Well the good news is that tomorrow at 2:00 Toni is going to the interview for our Article 5 letter.  I'd explain that to those of you who aren't familiar with the Bulgarian adoption process, but in order to do that I'd have to understand what that means!  What I know is it is another step out of the way.  So after we have our Article 5 letter it will be translated, along with our second stage documents, which are going to arrive this weekend with another family who is traveling on their first trip.  After everything is translated and ready it will be submitted to the MOJ (Minister of Justice) so that we can get a court date. 

So here is the bummer part.  The courts in Bulgaria close from July 15th - September 1.  There is no way at this point that we will get a court date before they close.  Once they open in September there will be a backlog of cases which means that we will not likely make it to court until October so depending how this all lays out it looks like Anya will not be home until November at the earliest and I supposed December is not totally out of the realm of possibility.  After a Ukrainian process that took 7 months from beginning to end this can get kind of old after awhile.  Just get her home already!  I'm trying to stay positive though.  The good news is that Anya is not in a horrible place.  Even if it isn't home and it isn't ideal, she is really OK.  It also gives us more time to prepare for her arrival.  Granted it is far more time than we need but I'm trying to stay positive...remember?!  :)  It also gives Oksana far more time than we expected to adjust to 1st grade and prepare for Anya's arrival as well.  We are looking into seeking professional help for us and her to help through the adjustment so, again, it just gives us more time.  Still....we are ready to have her home.

Saturday, June 9, 2012

This is your brain on social media...

My friend Ellen and some other friends have been blogging lately about their addiction to social media.  It has really made me take a look at my own addiction.  Facebook is by far the bulk of my problem.  Earlier this year I put a limit on myself.  I was allowed to look at Facebook in the morning, after lunch, and before bed.  Not any other time.  I realized then how incredibly often I was clicking onto it JUST FOR SOMETHING TO DO.  I found myself checking it so often that there weren't even any new updates so I'd scroll through the old ones.  But the reality is that rarely was there not a new update because guess what I learned?  A lot of my "friends" are on Facebook all day doing the same thing I was.  Never did I have to go more than a few minutes before I could find out what cute thing someones kid did, what they ate for dinner, or where they were and who they were with.  I found myself checking it at a stop light, because what else am I supposed to do?  Wait for the light to turn green while doing NOTHING?!  YES!  That's exactly what I'm supposed to do!  It was out of hand.  I would post a status and then sit waiting for responses.  They gave me joy.

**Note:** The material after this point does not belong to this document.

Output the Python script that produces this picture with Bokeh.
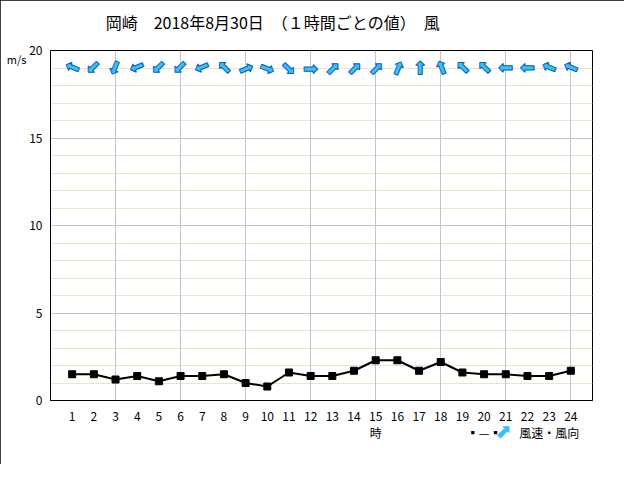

And it wasn't just Facebook.  Blogs, blogs, and more blogs.  I follow and read way too many.  Having said that, I do enjoy blogging.  It is kind of a diary for me.  I think it is fun and I don't feel the need to post something all the time.  I don't feel the need to share every detail of my life with you and I don't care if I go long periods of time without posting anything.  Wish I could say the same about Facebook.  And what about Pinterest?  I'd say that is the one I am least addicted to but, still, between the 3 I would rotate.  Facebook, Blogger, Pinterest, Facebook, Blogger, Pinterest, Facebook, Blogger, Pinterest. 

I told myself I'd stick to my "rules" of limiting my time online until I went to Bulgaria and then while I was out of country I could be on there as much as I need to be to get updates out.  After coming home I was back full force...Facebook, Blogger, Pinterest, Facebook, Blogger, Pinterest.  Then something happened.  We made a choice.  A choice that is the best choice for our family but a choice that some people might not agree with.  A choice that we have chosen not to share publicly.  And why aren't we sharing it publicly?  It's because I realized then that a large percentage of my Facebook page is made up of people who I don't know well enough that they would understand our decision.  Why in the world, then, am I sharing every other detail of my life with them?  I decided to stop posting anything on Facebook and just observe for awhile.  Here is what I learned.  I learned that there is WAY too much drama on Facebook.  I'm talking Jr. High level maturity in some of what is happening on there.  I learned that there are some people who work very hard to make us all think their family is perfect.  So perfect that I almost lose my dinner reading their status updates.  I learned that there are people who have nothing good to say besides the fact that they are at the grocery store and just found peanut butter on sale.  WHO CARES?!  I also learned that there are some people who make me smile when they post.  There are some people who have wonderful, imperfect families, and they have something useful to say.  There are announcements of adoption, birth, engagement, and it is fun to celebrate those.  There is support for every thing you can imagine and some of the groups and individuals that I have met there have helped me stay afloat in some rough times. 

I learned that it is hard to separate the good from the bad, and that the bad outweighs the good by about 10 to 1.  Finally I learned that despite all of that I find myself on there constantly....sigh....

If only my passion and desire to be in the Word was as intense.  Oh how I wish I could say that was true but the truth is that when my time on Facebook increases there is a steady decrease in my time with God.  When my time on Facebook increases my joy comes from comments and status updates, not from my time with the Lord.  It's a sad reality for me and I'm working to change this....again.  If you can relate to this or have any suggestions on what has worked for you, please let me know...and I promise not to sit around waiting for your comment ;).